Opinion by Marcin de Kaminski, doctoral student in sociology of law and internet researcher at Lund University
Knowledge is capital. Or is it? One of the major questions of our time and for the future is, or should be, who owns the knowledge with which we surround ourselves.
While learning is viewed as a continual and ongoing process, and knowledge as something that must be acquired, the path to open access and free knowledge is not entirely straight.
As in many cases, the contrasts become clear in the wake of digitalisation. On the internet, everything (more or less) is free, but look up any classic textbook (even a digital version) and the small print will state “all rights reserved” at the start or the end. Just to make clear. ‘Real knowledge’ isn’t free. You need money to acquire it, a context to develop it and permission to refine it.

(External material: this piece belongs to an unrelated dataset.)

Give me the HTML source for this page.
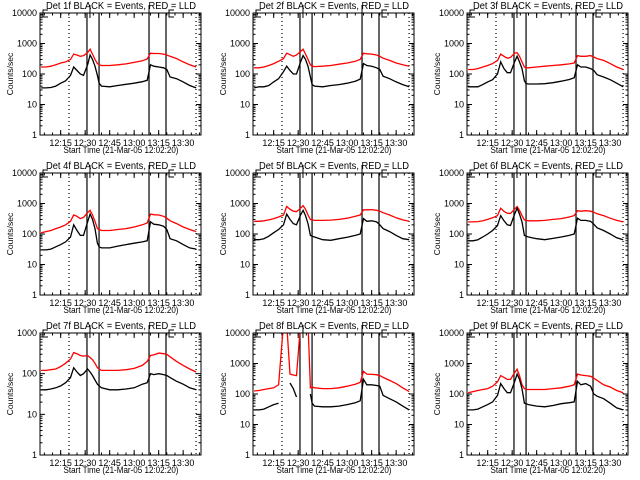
<!DOCTYPE html>
<html><head><meta charset="utf-8"><style>
html,body{margin:0;padding:0;background:#fff;}
svg{display:block;}
text{font-family:"Liberation Sans",sans-serif;fill:#000;}
</style></head>
<body>
<svg id="chart" width="640" height="480" viewBox="0 0 640 480" xmlns="http://www.w3.org/2000/svg"></svg>
<script>
// Shared time samples (minutes after 12:00)
const times = [3,6,9,12,15,18,21,23,25,27,29,31.5,33,34.5,36,37.5,38.5,40,45,50,55,60,65,68,70,72,75,78,80,82,86,90,94,98];
const tickMinutes = [15,30,45,60,75,90];
const tickLabels = ["12:15","12:30","12:45","13:00","13:15","13:30"];
const detNames = ["1f","2f","3f","4f","5f","6f","7f","8f","9f"];
const yTop = [10000,10000,10000,10000,10000,10000,1000,10000,10000];
const dottedMarks = [20.1, 97.9];
const solidMarks = [31.1, 38.5, 69.1, 79.5];

const black1 = [35,35,36,40,50,60,90,170,130,100,90,200,420,300,180,90,50,40,38,42,46,50,56,62,200,180,170,160,140,80,70,55,42,35];
const red1 = [170,170,180,200,230,250,300,450,420,380,400,500,650,450,300,220,200,190,190,200,215,240,270,310,480,470,470,450,420,380,320,250,200,170];
const black2 = [35,38,38,42,55,70,120,180,130,100,100,250,400,300,180,80,45,40,38,42,45,50,58,68,220,190,180,160,140,85,70,55,45,38];
const red2 = [160,160,170,190,220,260,320,480,430,380,420,550,650,450,300,200,180,175,180,190,210,230,260,300,480,460,450,420,380,330,280,230,200,180];
const black3 = [38,38,38,45,55,65,100,250,150,110,110,250,380,250,150,60,48,47,47,48,52,58,66,75,200,170,170,150,130,95,80,65,50,38];
const red3 = [140,140,150,170,190,220,280,450,380,330,350,480,500,380,250,170,160,160,170,180,190,200,215,230,400,380,380,400,360,320,280,220,170,140];
const black4 = [30,30,32,38,45,55,80,200,130,90,90,250,450,300,150,50,38,35,35,40,45,50,55,60,250,210,200,180,140,70,60,45,35,32];
const red4 = [110,120,130,150,170,200,260,420,380,320,350,500,600,420,260,150,140,130,130,140,150,170,200,230,450,430,420,380,330,270,220,170,140,120];
const black5 = [65,65,70,85,110,140,200,450,300,220,200,420,600,400,220,90,85,80,65,62,70,78,90,100,320,260,270,250,200,150,120,90,70,65];
const red5 = [260,260,270,290,320,360,420,800,650,560,540,700,850,650,420,300,290,280,280,285,300,330,380,420,620,620,630,600,560,500,420,340,290,260];
const black6 = [60,60,65,80,100,130,190,400,270,200,190,450,700,450,250,90,85,80,70,65,72,80,90,100,330,280,280,260,210,160,130,100,75,65];
const red6 = [250,250,255,270,300,340,400,700,550,480,470,650,800,600,400,290,280,270,270,280,300,320,360,400,580,560,580,560,520,460,400,330,280,250];
const black7 = [40,40,42,45,50,60,80,140,110,90,100,130,110,90,70,55,50,45,40,40,42,45,55,60,100,95,100,95,90,80,65,55,45,40];
const red7 = [120,120,125,130,150,180,230,330,310,280,270,280,250,220,180,140,130,120,120,120,125,135,160,200,280,290,320,310,300,260,200,160,130,110];
const black8 = [30,30,32,38,45,50,null,null,230,150,80,null,null,null,null,100,50,40,38,38,40,45,52,60,300,200,200,190,180,90,70,55,40,30];
const red8 = [125,130,140,150,160,200,20000,20000,450,420,400,20000,20000,20000,20000,160,170,160,150,150,160,180,210,240,550,450,440,430,400,350,280,220,160,120];
const black9 = [30,30,32,38,45,55,90,220,150,110,110,250,450,300,150,50,48,45,40,38,42,48,52,55,260,200,220,180,100,85,70,50,35,30];
const red9 = [110,120,130,140,150,180,250,400,350,300,300,500,650,400,200,150,140,140,140,140,150,160,180,200,450,420,400,380,330,280,200,170,130,110];

const blacks = [black1,black2,black3,black4,black5,black6,black7,black8,black9];
const reds = [red1,red2,red3,red4,red5,red6,red7,red8,red9];

const NS = "http://www.w3.org/2000/svg";
const svg = document.getElementById("chart");
function mk(tag, attrs, parent){
  const e = document.createElementNS(NS, tag);
  for (const k in attrs) e.setAttribute(k, attrs[k]);
  parent.appendChild(e);
  return e;
}
const X0 = 40, X1 = 201, Y0 = 13, Y1 = 135;
const T0 = 2.333, T1 = 100.93;

for (let p = 0; p < 9; p++) {
  const ox = [0,213,427][p % 3], oy = [0,160,320][Math.floor(p / 3)];
  const g = mk("g", {transform: "translate(" + ox + "," + oy + ")"}, svg);
  
  
  const topDec = Math.log10(yTop[p]);
  const xs = t => X0 + (t - T0) / (T1 - T0) * (X1 - X0);
  const ys = v => Y1 - Math.log10(v) / topDec * (Y1 - Y0);

  const clip = mk("clipPath", {id: "clip" + p}, g);
  mk("rect", {x: X0, y: Y0, width: X1 - X0, height: Y1 - Y0}, clip);

  dottedMarks.forEach(t => {
    const l = mk("line", {x1: xs(t), x2: xs(t), y1: Y0, y2: Y1, stroke: "#000", "stroke-width": 1.2, "stroke-dasharray": "1,3"}, g);
    
    
  });
  solidMarks.forEach((t, i) => {
    const l = mk("line", {x1: xs(t), x2: xs(t), y1: Y0, y2: Y1, stroke: "#000", "stroke-width": 1.2}, g);
    
    
  });
  [xs(solidMarks[0]) + 3, xs(solidMarks[2])].forEach(x => {
    mk("line", {x1: x, x2: x, y1: 5, y2: 18, stroke: "#000", "stroke-width": 1}, g);
  });
  [43, xs(solidMarks[3]) + 3].forEach(x => {
    mk("path", {d: "M" + (x + 5) + " 10 L" + x + " 10 L" + x + " 17 L" + (x + 5) + " 17", fill: "none", stroke: "#000", "stroke-width": 1}, g);
  });

  const drawSeries = (arr, color, name) => {
    let d = "", pen = false;
    for (let i = 0; i < times.length; i++) {
      if (arr[i] == null) { pen = false; continue; }
      d += (pen ? "L" : "M") + xs(times[i]).toFixed(1) + " " + ys(arr[i]).toFixed(1) + " ";
      pen = true;
    }
    const path = mk("path", {d: d, fill: "none", stroke: color, "stroke-width": 1.3, "clip-path": "url(#clip" + p + ")"}, g);
    
    
  };
  drawSeries(reds[p], "#ff0000", "lld-series");
  drawSeries(blacks[p], "#000000", "events-series");

  const box = mk("rect", {x: X0, y: Y0, width: X1 - X0, height: Y1 - Y0, fill: "none", stroke: "#000", "stroke-width": 1}, g);
  
  

  for (let dcd = 0; dcd <= topDec; dcd++) {
    const v = Math.pow(10, dcd), y = ys(v);
    mk("line", {x1: X0, x2: X0 + 5, y1: y, y2: y, stroke: "#000"}, g);
    mk("line", {x1: X1, x2: X1 - 5, y1: y, y2: y, stroke: "#000"}, g);
    const t = mk("text", {x: X0 - 3, y: y + 3, "font-size": 9, "text-anchor": "end"}, g);
    t.textContent = String(v);
    
    
    if (dcd < topDec) for (let m = 2; m <= 9; m++) {
      const ym = ys(m * v);
      mk("line", {x1: X0, x2: X0 + 2.5, y1: ym, y2: ym, stroke: "#000"}, g);
      mk("line", {x1: X1, x2: X1 - 2.5, y1: ym, y2: ym, stroke: "#000"}, g);
    }
  }
  tickMinutes.forEach((tm, i) => {
    const x = xs(tm);
    mk("line", {x1: x, x2: x, y1: Y1, y2: Y1 - 5, stroke: "#000"}, g);
    mk("line", {x1: x, x2: x, y1: Y0, y2: Y0 + 5, stroke: "#000"}, g);
    const t = mk("text", {x: x, y: Y1 + 11, "font-size": 9, "text-anchor": "middle"}, g);
    t.textContent = tickLabels[i];
    
    
  });
  for (let tm = 5; tm < T1; tm += 5) {
    if (tm < T0) continue;
    const x = xs(tm);
    mk("line", {x1: x, x2: x, y1: Y1, y2: Y1 - 2.5, stroke: "#000"}, g);
    mk("line", {x1: x, x2: x, y1: Y0, y2: Y0 + 2.5, stroke: "#000"}, g);
  }

  const title = mk("text", {x: 121, y: 9, "font-size": 10, "text-anchor": "middle", textLength: 150, lengthAdjust: "spacingAndGlyphs"}, g);
  title.textContent = "Det " + detNames[p] + " BLACK = Events, RED = LLD";
  
  

  const xt = mk("text", {x: 121, y: 153, "font-size": 9.5, "text-anchor": "middle", textLength: 115, lengthAdjust: "spacingAndGlyphs"}, g);
  xt.textContent = "Start Time (21-Mar-05 12:02:20)";
  
  

  const yt = mk("text", {x: 0, y: 0, "font-size": 8.5, "text-anchor": "middle", transform: "translate(13,74) rotate(-90)"}, g);
  yt.textContent = "Counts/sec";
  
  
}
</script>
</body></html>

More routes to increased learning
However, a change is in sight. Despite strong opposition from copyright supporters, knowledge hawkers and information parasites, more and more routes to increased learning are opening up. More and more universities, particularly state universities, are encouraging their researchers to publish their findings in open databases. Renowned higher education institutions have intensified their development of online courses open to anyone with an interest in the subject, with Harvard and Oxford leading the way. This is excellent and makes us optimistic for the future.
Opponents have argued that knowledge is being devalued. However, there are strong arguments that their concerns are unfounded. Both the universities’ MOOC initiatives (massive open online courses) and a more general focus on open educational resources (OER) are rather a guarantee that good, scientifically grounded and approved knowledge is disseminated to a larger number of interested recipients than has previously been possible.
Rather than the fairly uncritical hobby research found online, a formalised academic initiative for open access to knowledge would be desirable. It is also financially viable to release knowledge freely, or at least more freely. By encouraging researchers to go over to open licences and publication, Harvard University was able to make savings of USD 3.5 million a year, most of which was savings on licence fees and costs relating to copyright.
“Who owns the knowledge with which we surround ourselves.”
Teaching materials for all
The government-led OER initiative in Poland worked in partnership with academic institutions to create a library of teaching materials that could enable less well-off citizens to get an education. In Poland, school pupils buy their own textbooks, and as the not uncommon minimum wage is the equivalent of around SEK 2 000 a month, children of families on low incomes often do not enter higher education.
In a time when everything around us appears to be tightly connected to the flow of information, when we talk about lifelong learning and the value of both social and digital participation, it would seem reasonable that we all should be on that path, beyond the fixed and old-fashioned ideas. We can set the capital free to own it together.